5 Ways To Make A Child’s Bedtime Easy


Last Updated on September 15, 2022 by admin

If you’re reading this article, you must be a tired and sleep-deprived parent. Let’s face it, no matter how much we love our children, their bedtime routines (or the lack of them) are enough to make the strongest of people sigh and give up.

Making a proper bedtime routine is definitely not an easy task, but it is extremely important. If you’re wondering how to convince your child to go to bed at a reasonable hour without losing your mind, this list might be able to help you. Here are five ways to make your child’s bedtime easy.

1. Make sleep a priority

I may tell you to make healthy eating habits a priority, but sleep is just as important. When your child doesn’t get enough sleep, they become cranky and irritable, or may even fall unwell. To avoid all this hassle, make sure you set specific times on the clock that indicate bedtime.

Make sure everyone in the house follows this routine every single day, including the weekends. You can tell if your little one is getting enough sleep when they fall asleep within 15-30 minutes of going to bed, wake up fresh, and don’t feel tired all day.

2. Discuss sleeping patterns

Before you actually go ahead and set a bedtime routine, it is important to discuss with your spouse or partner, and even with your children. This will help all of you to work as a team and coordinate timings. If all of you have different timings for bed and you cannot agree on a specific hour of the day, then this will cause problems for your child’s bedtime.

If your child is old enough, sit down with them and have a talk regarding why a proper sleep schedule is necessary so that they agree to follow it. If you have a toddler, try explaining with the help of a chart or colorful pictures that show activities like changing into kids pyjamas or brushing teeth.

3. Sleep problems

The American Academy of Sleep Medicine (AASM) has provided a chart where it depicts the amount of sleep required (in hours) for the different age groups of children in a 24-hour span.

Infants (4-12 months) need around 12-16 hours of sleep, toddlers (1-2 years) need 11-14 hours, preschoolers (3-5 years) require around 10-13 hours, grade-schoolers (6-12 years) require 9-12 hours, and teenagers need 8-10 hours of proper sleep.

In case you see sleeping problems in your child, such as difficulty in falling asleep, heavy breathing while sleeping, or waking up frequently at night, visit a doctor immediately.

4. Follow a routine

Kids love routine. So try to incorporate that while putting your baby to sleep. For example, read them a storybook, or sing a special lullaby. Consistent nighttime routines help children with mild sleep problems to fall asleep much more easily.

Some activities also help your child to feel sleepy, just like reading before going to bed helps adults. Moreover, when you engage in these activities, you bond much better with your child, and they associate good and peaceful feelings with the bedroom.
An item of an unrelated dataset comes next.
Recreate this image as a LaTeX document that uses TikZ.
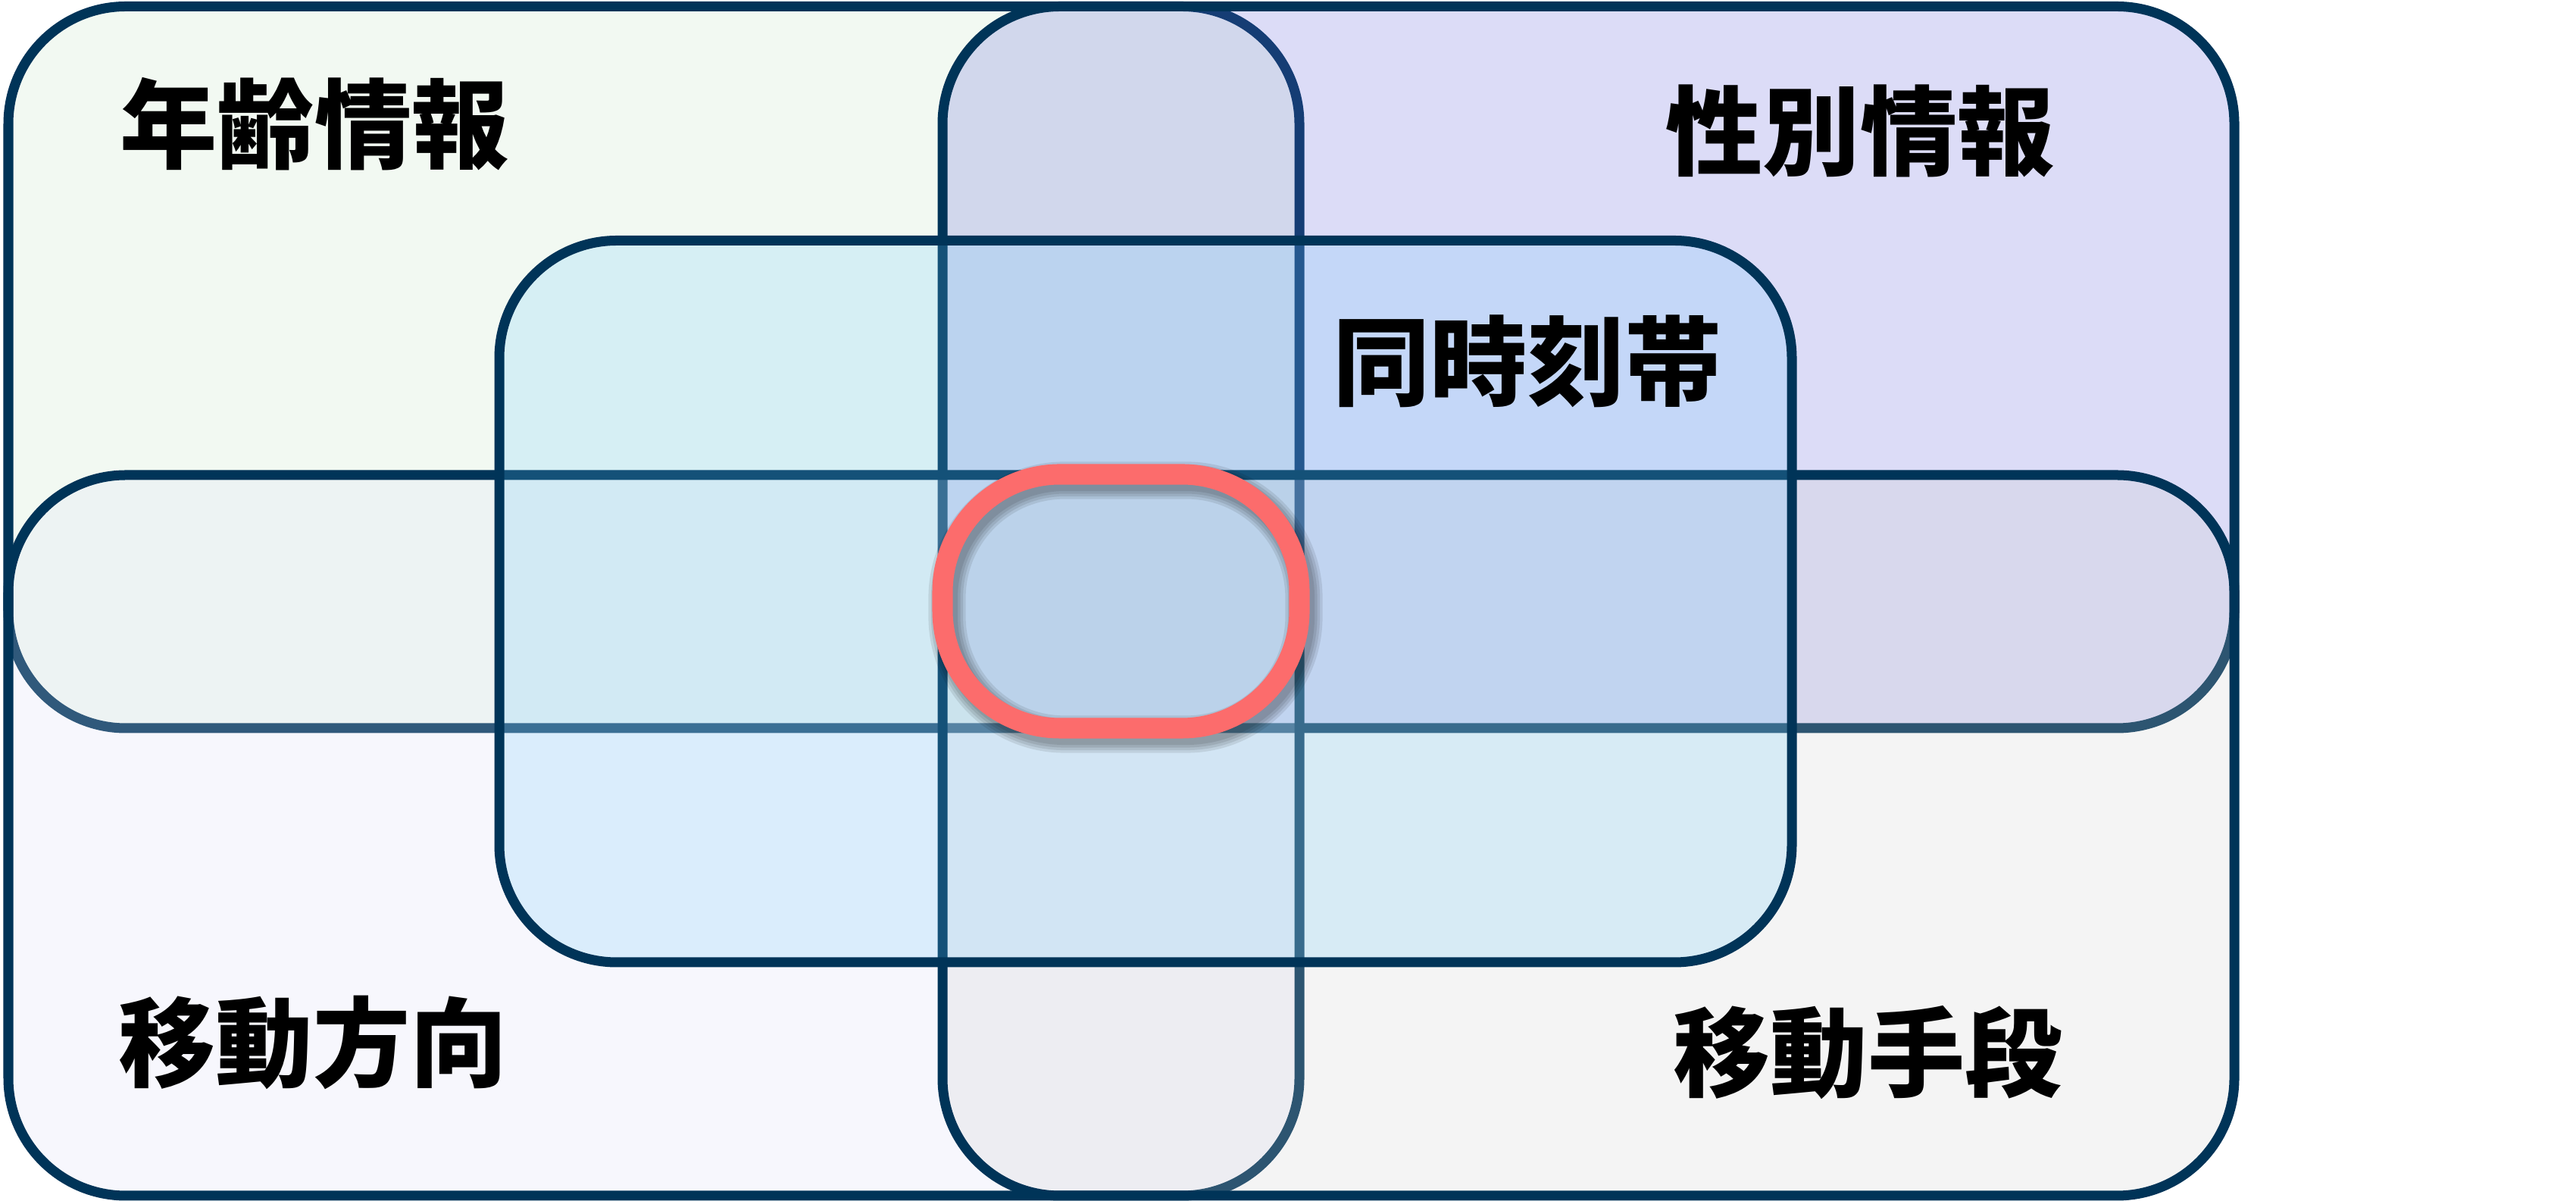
\documentclass[tikz,border=0pt]{standalone}
\usepackage{fontspec}
\newfontfamily\jpfont{Noto Sans CJK JP}
\definecolor{navy}{RGB}{0,52,88}
\definecolor{agegreen}{RGB}{200,232,200}
\definecolor{sexblue}{RGB}{96,96,219}
\definecolor{dirlav}{RGB}{222,222,248}
\definecolor{meansgray}{RGB}{205,205,205}
\definecolor{timeblue}{RGB}{102,199,252}
\definecolor{hilite}{RGB}{252,108,108}
\begin{document}
\begin{tikzpicture}[
  setbox/.style={draw=navy,line width=3.7pt,rounded corners=1.55cm,fill opacity=0.22},
  settext/.style={font=\jpfont\bfseries\fontsize{36.5}{40}\selectfont,text=black}]

\useasboundingbox (0,0) rectangle (34,15.85);
\fill[white] (0,0) rectangle (34,15.85);

\draw[setbox,fill=agegreen]  (0.11,6.24) rectangle (17.15,15.765);
\draw[setbox,fill=sexblue]   (12.44,6.24) rectangle (29.49,15.765);
\draw[setbox,fill=dirlav]    (0.11,0.07) rectangle (17.15,9.58);
\draw[setbox,fill=meansgray] (12.44,0.07) rectangle (29.49,9.58);
\draw[setbox,fill=timeblue,fill opacity=0.2] (6.59,3.15) rectangle (23.65,12.675);

\foreach \w in {8,10,12,14}
  \draw[black,opacity=0.09,line width=\w pt,rounded corners=1.55cm,shift={(0.06,-0.08)}] (12.44,6.24) rectangle (17.15,9.59);
\draw[hilite,line width=7.7pt,rounded corners=1.55cm] (12.44,6.24) rectangle (17.15,9.59);

\node[settext] (age)   at (4.15,14.21) {年齢情報};
\node[settext] (sex)   at (24.55,14.12) {性別情報};
\node[settext] (time)  at (20.16,11.08) {同時刻帯};
\node[settext] (dir)   at (4.13,2.09) {移動方向};
\node[settext] (means) at (24.65,1.96) {移動手段};
\end{tikzpicture}
\end{document}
There is no single routine that is applicable for every family, but some of the common activities like brushing your teeth together, playing soft music, putting on PJs, and hearing stories. Ask them how their day was, and what they did all day. Listen to your child and participate actively. All this will cumulatively help you to establish a proper bedtime routine easily.

5. Sleep environment

The room where your child sleeps has to be kept as comfortable as possible. You can’t have loud music blaring from your bedroom or keep bright lights switched on in your child’s room. Either switch off the lights or keep a soothing lamp turned on in the room.

You may also leave the hall light from your child’s bedroom to yours switched on for safety purposes. If your child wants, stick some glow-in-the-dark stickers of stars on the ceiling, or light a scented candle that helps to fall asleep faster.

Over to you…

When you follow a properly laid-out sleeping routine, you instill not only good bedtime habits in your child but also qualities like punctuality and discipline. A child who sleeps properly is a child who is physically, mentally, and emotionally healthy.

So always establish a bedtime routine that is easy for all of you to follow and help your child get accustomed to it from an early age.